**To be done:**
Each entry below should be echoed exactly, with pictures omitted.

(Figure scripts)
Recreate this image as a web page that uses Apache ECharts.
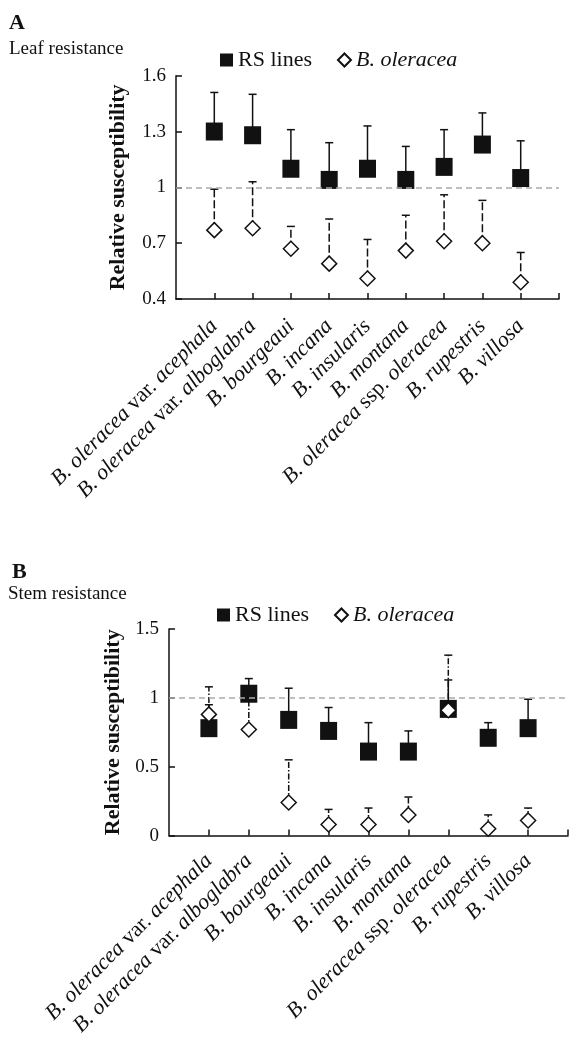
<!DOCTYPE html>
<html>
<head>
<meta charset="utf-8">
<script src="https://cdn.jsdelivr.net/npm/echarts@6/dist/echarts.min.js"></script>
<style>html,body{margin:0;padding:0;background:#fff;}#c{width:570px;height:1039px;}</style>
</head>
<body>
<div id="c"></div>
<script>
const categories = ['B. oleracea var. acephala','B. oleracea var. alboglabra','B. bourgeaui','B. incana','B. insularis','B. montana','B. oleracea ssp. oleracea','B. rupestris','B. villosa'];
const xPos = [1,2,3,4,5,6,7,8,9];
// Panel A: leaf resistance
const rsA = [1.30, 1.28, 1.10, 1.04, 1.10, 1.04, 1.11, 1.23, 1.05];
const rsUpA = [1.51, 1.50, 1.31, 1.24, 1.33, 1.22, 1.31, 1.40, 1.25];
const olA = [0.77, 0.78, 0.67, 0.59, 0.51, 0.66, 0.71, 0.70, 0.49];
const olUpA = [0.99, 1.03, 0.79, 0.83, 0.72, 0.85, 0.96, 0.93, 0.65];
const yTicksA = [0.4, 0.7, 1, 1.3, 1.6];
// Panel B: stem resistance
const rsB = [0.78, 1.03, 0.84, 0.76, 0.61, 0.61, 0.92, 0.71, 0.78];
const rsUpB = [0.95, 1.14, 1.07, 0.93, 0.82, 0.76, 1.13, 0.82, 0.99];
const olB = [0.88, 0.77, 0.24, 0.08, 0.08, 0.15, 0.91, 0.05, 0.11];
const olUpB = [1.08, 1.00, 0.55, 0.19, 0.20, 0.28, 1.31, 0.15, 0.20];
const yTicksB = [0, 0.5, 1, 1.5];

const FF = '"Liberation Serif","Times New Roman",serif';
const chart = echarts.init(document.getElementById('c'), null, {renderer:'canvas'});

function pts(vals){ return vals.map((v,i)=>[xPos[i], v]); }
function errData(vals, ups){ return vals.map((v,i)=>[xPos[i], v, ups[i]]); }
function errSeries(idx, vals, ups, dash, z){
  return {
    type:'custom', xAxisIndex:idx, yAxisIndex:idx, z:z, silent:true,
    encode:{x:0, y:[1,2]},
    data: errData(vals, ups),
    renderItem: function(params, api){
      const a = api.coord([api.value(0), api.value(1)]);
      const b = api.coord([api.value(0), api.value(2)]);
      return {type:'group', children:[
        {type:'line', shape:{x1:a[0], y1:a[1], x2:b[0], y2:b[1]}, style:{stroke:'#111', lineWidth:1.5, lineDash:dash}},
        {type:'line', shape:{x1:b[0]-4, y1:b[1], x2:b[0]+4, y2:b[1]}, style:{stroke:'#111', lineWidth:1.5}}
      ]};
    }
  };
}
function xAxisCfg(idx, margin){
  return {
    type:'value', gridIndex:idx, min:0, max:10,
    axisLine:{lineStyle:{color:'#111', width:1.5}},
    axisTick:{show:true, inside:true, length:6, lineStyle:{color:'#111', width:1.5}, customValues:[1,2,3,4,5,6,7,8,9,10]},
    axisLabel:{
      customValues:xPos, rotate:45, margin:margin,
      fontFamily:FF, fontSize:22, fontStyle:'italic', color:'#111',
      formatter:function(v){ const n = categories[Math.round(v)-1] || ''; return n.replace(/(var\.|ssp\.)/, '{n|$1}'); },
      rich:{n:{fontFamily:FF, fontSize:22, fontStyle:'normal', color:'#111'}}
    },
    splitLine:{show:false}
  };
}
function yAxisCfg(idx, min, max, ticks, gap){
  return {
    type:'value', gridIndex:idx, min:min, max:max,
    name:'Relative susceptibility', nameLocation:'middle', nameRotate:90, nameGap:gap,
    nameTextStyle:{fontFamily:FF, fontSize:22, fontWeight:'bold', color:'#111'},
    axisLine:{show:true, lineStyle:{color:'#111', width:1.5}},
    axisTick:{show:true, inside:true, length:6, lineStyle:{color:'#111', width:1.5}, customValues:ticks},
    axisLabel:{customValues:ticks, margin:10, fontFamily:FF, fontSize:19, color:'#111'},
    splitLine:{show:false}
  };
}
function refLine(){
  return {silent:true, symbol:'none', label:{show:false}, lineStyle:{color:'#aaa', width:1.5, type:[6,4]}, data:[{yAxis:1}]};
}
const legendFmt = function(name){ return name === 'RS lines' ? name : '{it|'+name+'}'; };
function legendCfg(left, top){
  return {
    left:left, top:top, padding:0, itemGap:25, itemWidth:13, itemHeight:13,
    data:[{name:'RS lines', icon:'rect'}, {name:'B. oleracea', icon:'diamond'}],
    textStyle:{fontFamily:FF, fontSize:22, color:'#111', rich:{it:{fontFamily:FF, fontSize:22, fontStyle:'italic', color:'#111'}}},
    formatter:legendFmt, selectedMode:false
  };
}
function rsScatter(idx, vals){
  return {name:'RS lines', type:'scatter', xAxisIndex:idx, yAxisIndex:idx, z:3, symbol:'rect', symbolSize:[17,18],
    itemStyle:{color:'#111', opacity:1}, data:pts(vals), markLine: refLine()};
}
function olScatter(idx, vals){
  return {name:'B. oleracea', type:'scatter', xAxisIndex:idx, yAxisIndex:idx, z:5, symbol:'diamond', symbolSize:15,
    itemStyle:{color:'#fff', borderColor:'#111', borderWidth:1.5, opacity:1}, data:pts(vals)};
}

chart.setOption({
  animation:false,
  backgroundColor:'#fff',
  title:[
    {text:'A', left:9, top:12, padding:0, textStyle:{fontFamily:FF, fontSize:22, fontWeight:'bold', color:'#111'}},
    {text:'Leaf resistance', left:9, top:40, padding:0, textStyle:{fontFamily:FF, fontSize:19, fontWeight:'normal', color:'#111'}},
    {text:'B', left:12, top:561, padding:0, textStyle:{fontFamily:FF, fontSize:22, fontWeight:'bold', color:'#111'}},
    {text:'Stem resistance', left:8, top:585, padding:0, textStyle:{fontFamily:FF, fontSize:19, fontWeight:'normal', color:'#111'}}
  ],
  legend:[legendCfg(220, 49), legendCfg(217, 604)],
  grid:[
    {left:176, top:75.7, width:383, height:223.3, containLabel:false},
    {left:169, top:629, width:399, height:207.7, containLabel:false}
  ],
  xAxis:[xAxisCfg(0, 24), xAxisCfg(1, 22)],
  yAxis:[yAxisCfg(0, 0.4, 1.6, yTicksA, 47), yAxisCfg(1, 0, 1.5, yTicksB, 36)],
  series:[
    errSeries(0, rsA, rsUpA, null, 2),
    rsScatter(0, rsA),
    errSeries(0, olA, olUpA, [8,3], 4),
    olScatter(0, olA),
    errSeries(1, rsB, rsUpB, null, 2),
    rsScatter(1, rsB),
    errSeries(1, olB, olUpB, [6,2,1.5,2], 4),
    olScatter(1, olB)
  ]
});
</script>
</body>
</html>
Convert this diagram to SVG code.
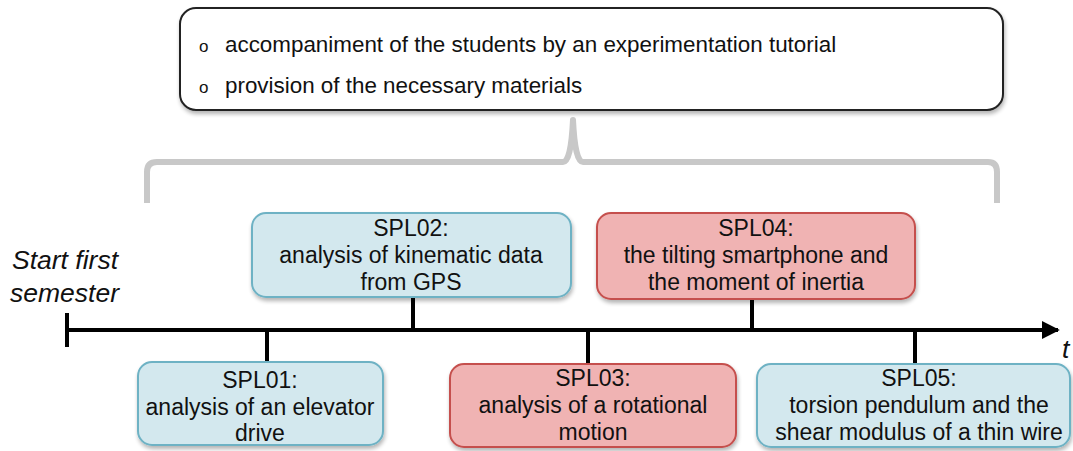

**Output below:**
Recreate this image as a web page that uses Apache ECharts.
<!DOCTYPE html>
<html>
<head>
<meta charset="utf-8">
<script src="https://cdn.jsdelivr.net/npm/echarts@6/dist/echarts.min.js"></script>
<style>html,body{margin:0;padding:0;background:#fff;}#c{width:570px;height:1039px;}</style>
</head>
<body>
<div id="c"></div>
<script>
const categories = ['B. oleracea var. acephala','B. oleracea var. alboglabra','B. bourgeaui','B. incana','B. insularis','B. montana','B. oleracea ssp. oleracea','B. rupestris','B. villosa'];
const xPos = [1,2,3,4,5,6,7,8,9];
// Panel A: leaf resistance
const rsA = [1.30, 1.28, 1.10, 1.04, 1.10, 1.04, 1.11, 1.23, 1.05];
const rsUpA = [1.51, 1.50, 1.31, 1.24, 1.33, 1.22, 1.31, 1.40, 1.25];
const olA = [0.77, 0.78, 0.67, 0.59, 0.51, 0.66, 0.71, 0.70, 0.49];
const olUpA = [0.99, 1.03, 0.79, 0.83, 0.72, 0.85, 0.96, 0.93, 0.65];
const yTicksA = [0.4, 0.7, 1, 1.3, 1.6];
// Panel B: stem resistance
const rsB = [0.78, 1.03, 0.84, 0.76, 0.61, 0.61, 0.92, 0.71, 0.78];
const rsUpB = [0.95, 1.14, 1.07, 0.93, 0.82, 0.76, 1.13, 0.82, 0.99];
const olB = [0.88, 0.77, 0.24, 0.08, 0.08, 0.15, 0.91, 0.05, 0.11];
const olUpB = [1.08, 1.00, 0.55, 0.19, 0.20, 0.28, 1.31, 0.15, 0.20];
const yTicksB = [0, 0.5, 1, 1.5];

const FF = '"Liberation Serif","Times New Roman",serif';
const chart = echarts.init(document.getElementById('c'), null, {renderer:'canvas'});

function pts(vals){ return vals.map((v,i)=>[xPos[i], v]); }
function errData(vals, ups){ return vals.map((v,i)=>[xPos[i], v, ups[i]]); }
function errSeries(idx, vals, ups, dash, z){
  return {
    type:'custom', xAxisIndex:idx, yAxisIndex:idx, z:z, silent:true,
    encode:{x:0, y:[1,2]},
    data: errData(vals, ups),
    renderItem: function(params, api){
      const a = api.coord([api.value(0), api.value(1)]);
      const b = api.coord([api.value(0), api.value(2)]);
      return {type:'group', children:[
        {type:'line', shape:{x1:a[0], y1:a[1], x2:b[0], y2:b[1]}, style:{stroke:'#111', lineWidth:1.5, lineDash:dash}},
        {type:'line', shape:{x1:b[0]-4, y1:b[1], x2:b[0]+4, y2:b[1]}, style:{stroke:'#111', lineWidth:1.5}}
      ]};
    }
  };
}
function xAxisCfg(idx, margin){
  return {
    type:'value', gridIndex:idx, min:0, max:10,
    axisLine:{lineStyle:{color:'#111', width:1.5}},
    axisTick:{show:true, inside:true, length:6, lineStyle:{color:'#111', width:1.5}, customValues:[1,2,3,4,5,6,7,8,9,10]},
    axisLabel:{
      customValues:xPos, rotate:45, margin:margin,
      fontFamily:FF, fontSize:22, fontStyle:'italic', color:'#111',
      formatter:function(v){ const n = categories[Math.round(v)-1] || ''; return n.replace(/(var\.|ssp\.)/, '{n|$1}'); },
      rich:{n:{fontFamily:FF, fontSize:22, fontStyle:'normal', color:'#111'}}
    },
    splitLine:{show:false}
  };
}
function yAxisCfg(idx, min, max, ticks, gap){
  return {
    type:'value', gridIndex:idx, min:min, max:max,
    name:'Relative susceptibility', nameLocation:'middle', nameRotate:90, nameGap:gap,
    nameTextStyle:{fontFamily:FF, fontSize:22, fontWeight:'bold', color:'#111'},
    axisLine:{show:true, lineStyle:{color:'#111', width:1.5}},
    axisTick:{show:true, inside:true, length:6, lineStyle:{color:'#111', width:1.5}, customValues:ticks},
    axisLabel:{customValues:ticks, margin:10, fontFamily:FF, fontSize:19, color:'#111'},
    splitLine:{show:false}
  };
}
function refLine(){
  return {silent:true, symbol:'none', label:{show:false}, lineStyle:{color:'#aaa', width:1.5, type:[6,4]}, data:[{yAxis:1}]};
}
const legendFmt = function(name){ return name === 'RS lines' ? name : '{it|'+name+'}'; };
function legendCfg(left, top){
  return {
    left:left, top:top, padding:0, itemGap:25, itemWidth:13, itemHeight:13,
    data:[{name:'RS lines', icon:'rect'}, {name:'B. oleracea', icon:'diamond'}],
    textStyle:{fontFamily:FF, fontSize:22, color:'#111', rich:{it:{fontFamily:FF, fontSize:22, fontStyle:'italic', color:'#111'}}},
    formatter:legendFmt, selectedMode:false
  };
}
function rsScatter(idx, vals){
  return {name:'RS lines', type:'scatter', xAxisIndex:idx, yAxisIndex:idx, z:3, symbol:'rect', symbolSize:[17,18],
    itemStyle:{color:'#111', opacity:1}, data:pts(vals), markLine: refLine()};
}
function olScatter(idx, vals){
  return {name:'B. oleracea', type:'scatter', xAxisIndex:idx, yAxisIndex:idx, z:5, symbol:'diamond', symbolSize:15,
    itemStyle:{color:'#fff', borderColor:'#111', borderWidth:1.5, opacity:1}, data:pts(vals)};
}

chart.setOption({
  animation:false,
  backgroundColor:'#fff',
  title:[
    {text:'A', left:9, top:12, padding:0, textStyle:{fontFamily:FF, fontSize:22, fontWeight:'bold', color:'#111'}},
    {text:'Leaf resistance', left:9, top:40, padding:0, textStyle:{fontFamily:FF, fontSize:19, fontWeight:'normal', color:'#111'}},
    {text:'B', left:12, top:561, padding:0, textStyle:{fontFamily:FF, fontSize:22, fontWeight:'bold', color:'#111'}},
    {text:'Stem resistance', left:8, top:585, padding:0, textStyle:{fontFamily:FF, fontSize:19, fontWeight:'normal', color:'#111'}}
  ],
  legend:[legendCfg(220, 49), legendCfg(217, 604)],
  grid:[
    {left:176, top:75.7, width:383, height:223.3, containLabel:false},
    {left:169, top:629, width:399, height:207.7, containLabel:false}
  ],
  xAxis:[xAxisCfg(0, 24), xAxisCfg(1, 22)],
  yAxis:[yAxisCfg(0, 0.4, 1.6, yTicksA, 47), yAxisCfg(1, 0, 1.5, yTicksB, 36)],
  series:[
    errSeries(0, rsA, rsUpA, null, 2),
    rsScatter(0, rsA),
    errSeries(0, olA, olUpA, [8,3], 4),
    olScatter(0, olA),
    errSeries(1, rsB, rsUpB, null, 2),
    rsScatter(1, rsB),
    errSeries(1, olB, olUpB, [6,2,1.5,2], 4),
    olScatter(1, olB)
  ]
});
</script>
</body>
</html>
Convert this diagram to SVG code.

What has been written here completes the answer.